2015年9月27日日曜日

バトル・オブ・モンスターズ

バトル・オブ・モンスターズ
Tiktik: The Aswang Chronicles
2012年 フィリピン 104分
監督:エリック・マッティ

チンピラ以外の何かにはまったく見えないマッコイという若者がマニラから田舎にやって来て(側車付き自動二輪に乗っている)、実家に帰っていた恋人ソニアに関係の修復を求めるが、マッコイとの関係ですでに臨月となっているソニアはマッコイの要求を拒絶、ソニアの母親もまたマッコイを激しく拒絶、ソニアの誕生日を祝うために鶏を仕入れて戻ってきた父親はなぜかマッコイを受け入れて、ソニアの誕生日のために豚を提供したいと申し出たマッコイとともに市場へ出かけて、豚が安く手に入るということでさらに山間の村を訪れるが、マッコイが強引に値切りに出たせいで交渉に失敗、手ぶらで帰ろうとしたところへ豚飼いの子供がやって来て安く売ると言うので、マッコイはここでも強引に値切って豚を手に入れ、ソニアの父親とともにソニアの実家に戻り、ソニアとソニアの母親からまだいるのかと罵られながら食事をし、ソニアの父親と使用人のバートと酒などを飲んで歌っていると、台所では買ってきた豚が変身を解いて牙が生えた吸血鬼の正体を現わしてソニアに襲いかかり、騒ぎになってマッコイが飛び込んできて吸血鬼を殺し、そこへ豚飼いの一家がやって来て、息子を殺されたことを知った豚飼いは復讐を誓い、ソニアの腹の中の子供を食ってやると宣言するので、ソニアの母親は全部おまえのせいだとマッコイをなじり、マッコイは豚飼い一家と戦うために外へ飛び出し、近くにある軍の検問所まで逃げてそこにいた大尉に吸血鬼の出現を告げるが、豚飼いは大尉と旧知の関係にあったので疑いを持たれずに近づいて大尉を殺害、豚飼いの子供たちも牙を剥いて兵士たちを殺害、ソニアの家に戻ったマッコイはソニアの一家とともに豚飼いの一家と戦い、相手の顔にニンニクを擦り込む、塩を投げつける、銃で撃つ、などの方法で豚飼いの子供たちを全滅させると豚飼いの父親が一族郎党を連れて現われて復讐を誓い、ソニアの腹の中の子供を食ってやると宣言するので、ソニアの父親は全部おまえのせいだとマッコイをなじり、一方、豚飼いの父親の一族郎党は豚飼いの父親の唾液を舐めて化け物に変身し、数を頼みに襲ってくるので、アカエイのしっぽ、スパイシーなスナック、背負い型の農薬散布機(ニンニクと塩が仕込んである)などで反撃する。 
原題にあるティクティクはフィリピンの妖怪で、長い舌で赤ん坊を食べるということになっているらしい。

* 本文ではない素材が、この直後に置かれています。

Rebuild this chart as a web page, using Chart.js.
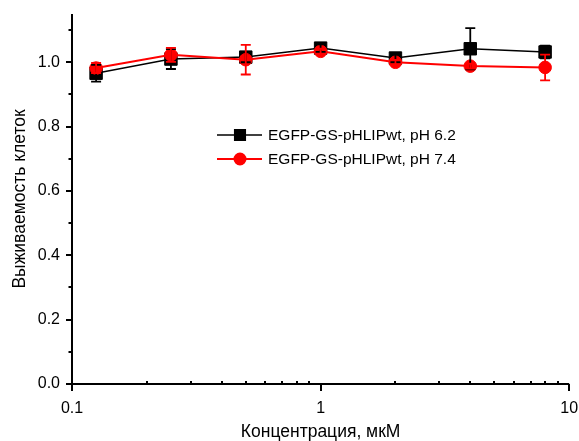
<!DOCTYPE html>
<html>
<head>
<meta charset="utf-8">
<script src="https://cdn.jsdelivr.net/npm/chart.js@4.4.1/dist/chart.umd.min.js"></script>
<style>
  html, body { margin: 0; padding: 0; background: #fff; }
</style>
</head>
<body>
<canvas id="grafico" width="579" height="441"></canvas>
<script>
// Datos
const concentraciones = [0.125, 0.25, 0.5, 1, 2, 4, 8];
const viabilidad62 = [0.966, 1.010, 1.016, 1.044, 1.013, 1.042, 1.032];
const error62 = [0.026, 0.031, 0.016, 0.012, 0.013, 0.064, 0.020];
const viabilidad74 = [0.982, 1.023, 1.008, 1.034, 1.000, 0.988, 0.984];
const error74 = [0.016, 0.022, 0.046, 0.008, 0.007, 0.008, 0.040];

const nombres = ["EGFP-GS-pHLIPwt, pH 6.2", "EGFP-GS-pHLIPwt, pH 7.4"];

const ticksX = [0.1, 0.2, 0.3, 0.4, 0.5, 0.6, 0.7, 0.8, 0.9, 1, 2, 3, 4, 5, 6, 7, 8, 9, 10];
const etiquetasX = [0.1, 1, 10];
const ticksY = [0, 0.1, 0.2, 0.3, 0.4, 0.5, 0.6, 0.7, 0.8, 0.9, 1.0, 1.1];
const etiquetasY = [0, 0.2, 0.4, 0.6, 0.8, 1.0];

Chart.defaults.font.family = "'Liberation Sans', Arial, sans-serif";
Chart.defaults.color = "#000";

function puntos(valores) {
  return concentraciones.map((c, i) => ({ x: c, y: valores[i] }));
}

// Ejes con marcas mayores hacia fuera y menores
const pluginEjes = {
  id: "ejes",
  beforeDatasetsDraw(chart) {
    const ctx = chart.ctx;
    const area = chart.chartArea;
    const sx = chart.scales.x;
    const sy = chart.scales.y;
    ctx.save();
    ctx.strokeStyle = "#000";
    ctx.lineWidth = 2;
    ctx.beginPath();
    ctx.moveTo(area.left, area.top);
    ctx.lineTo(area.left, area.bottom);
    ctx.moveTo(area.left - 1, area.bottom);
    ctx.lineTo(area.right, area.bottom);
    ctx.stroke();

    ctx.beginPath();
    ticksY.forEach((v) => {
      const py = Math.round(sy.getPixelForValue(v));
      const largo = etiquetasY.includes(v) ? 6 : 3.5;
      ctx.moveTo(area.left - largo, py);
      ctx.lineTo(area.left, py);
    });
    ticksX.forEach((v) => {
      const px = Math.round(sx.getPixelForValue(v));
      if (etiquetasX.includes(v)) {
        ctx.moveTo(px, area.bottom);
        ctx.lineTo(px, area.bottom + 7);
      } else {
        ctx.moveTo(px, area.bottom);
        ctx.lineTo(px, area.bottom - 3);
      }
    });
    ctx.stroke();
    ctx.restore();
  },
};

// Barras de error encima de todo
const pluginErrores = {
  id: "errores",
  afterDatasetsDraw(chart) {
    const ctx = chart.ctx;
    const sx = chart.scales.x;
    const sy = chart.scales.y;
    ctx.save();
    chart.data.datasets.forEach((ds) => {
      ctx.strokeStyle = ds.borderColor;
      ctx.lineWidth = 1.8;
      ds.errores.forEach((e, i) => {
        const px = sx.getPixelForValue(concentraciones[i]);
        const v = ds.data[i].y;
        const arriba = sy.getPixelForValue(v + e);
        const abajo = sy.getPixelForValue(v - e);
        ctx.beginPath();
        ctx.moveTo(px, arriba);
        ctx.lineTo(px, abajo);
        ctx.moveTo(px - 5, arriba);
        ctx.lineTo(px + 5, arriba);
        ctx.moveTo(px - 5, abajo);
        ctx.lineTo(px + 5, abajo);
        ctx.stroke();
      });
    });
    ctx.restore();
  },
};

// Leyenda dentro del área del gráfico
const pluginLeyenda = {
  id: "leyenda",
  afterDraw(chart) {
    const ctx = chart.ctx;
    const area = chart.chartArea;
    const x0 = area.left + 145;
    const y0 = area.top + 121;
    ctx.save();
    chart.data.datasets.forEach((ds, i) => {
      const y = y0 + i * 24;
      ctx.strokeStyle = ds.borderColor;
      ctx.lineWidth = ds.borderWidth;
      ctx.beginPath();
      ctx.moveTo(x0, y);
      ctx.lineTo(x0 + 45, y);
      ctx.stroke();
      ctx.fillStyle = ds.backgroundColor;
      Chart.helpers.drawPoint(ctx, {
        pointStyle: ds.pointStyle,
        radius: ds.pointStyle === "rect" ? 7.5 : 5.5,
        borderWidth: 1,
        rotation: 0,
      }, x0 + 23, y);
      ctx.fillStyle = "#000";
      ctx.font = "15.5px 'Liberation Sans', Arial, sans-serif";
      ctx.textBaseline = "middle";
      ctx.fillText(ds.label, x0 + 51, y + 1);
    });
    ctx.restore();
  },
};

const ctx = document.getElementById("grafico").getContext("2d");
const grafico = new Chart(ctx, {
  type: "line",
  data: {
    datasets: [
      {
        label: nombres[0],
        data: puntos(viabilidad62),
        errores: error62,
        borderColor: "#000",
        backgroundColor: "#000",
        borderWidth: 1.5,
        pointStyle: "rect",
        pointRadius: 8.8,
        pointBorderWidth: 1,
        order: 1,
      },
      {
        label: nombres[1],
        data: puntos(viabilidad74),
        errores: error74,
        borderColor: "#ff0000",
        backgroundColor: "#ff0000",
        borderWidth: 2,
        pointStyle: "circle",
        pointRadius: 6.3,
        pointBorderWidth: 1,
        order: 0,
      },
    ],
  },
  options: {
    responsive: false,
    animation: false,
    layout: { padding: { top: 14, right: 9, left: 0, bottom: 0 } },
    plugins: { legend: { display: false }, tooltip: { enabled: false } },
    scales: {
      x: {
        type: "logarithmic",
        position: "bottom",
        min: 0.1,
        max: 10,
        grid: { display: false, drawTicks: false },
        border: { display: false },
        afterBuildTicks: (s) => { s.ticks = ticksX.map((v) => ({ value: v })); },
        afterFit: (s) => {
          s.height = 57;
          s.paddingLeft = 0;
          s.paddingRight = 0;
        },
        ticks: {
          autoSkip: false,
          maxRotation: 0,
          padding: 15,
          font: { size: 16 },
          callback: (v) => (etiquetasX.includes(v) ? String(v) : ""),
        },
        title: {
          display: true,
          text: "Концентрация, мкМ",
          font: { size: 17.5, lineHeight: 1 },
          padding: { top: 0, bottom: 0 },
        },
      },
      y: {
        min: 0,
        max: 1.15,
        grid: { display: false, drawTicks: false },
        border: { display: false },
        afterBuildTicks: (s) => { s.ticks = ticksY.map((v) => ({ value: v })); },
        afterFit: (s) => {
          s.width = 72;
          s.paddingTop = 0;
          s.paddingBottom = 0;
        },
        ticks: {
          autoSkip: false,
          padding: 12,
          font: { size: 16 },
          callback: (v) => (etiquetasY.includes(v) ? v.toFixed(1) : ""),
        },
        title: {
          display: true,
          text: "Выживаемость клеток",
          font: { size: 17.5, lineHeight: 1 },
          padding: { top: 11, bottom: 0 },
        },
      },
    },
  },
  plugins: [pluginEjes, pluginErrores, pluginLeyenda],
});
</script>
</body>
</html>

撮影がおそらくほぼすべてセットでおこなわれていて、背景はグリーンスクリーンの合成か、リアプロジェクションまたはホリゾントで、背後に雑踏などがある場合にはリアプロジェクションが、動きがない場合にはホリゾントが使われている。最初は少し戸惑ったが、古典的な手法が不思議なくらい新鮮に見えた。特にホリゾントは水準が高い。主人公が乱暴なだけで魅力に乏しく、展開も少々だらだらとしているが、絵を作ろうという努力は感じられる。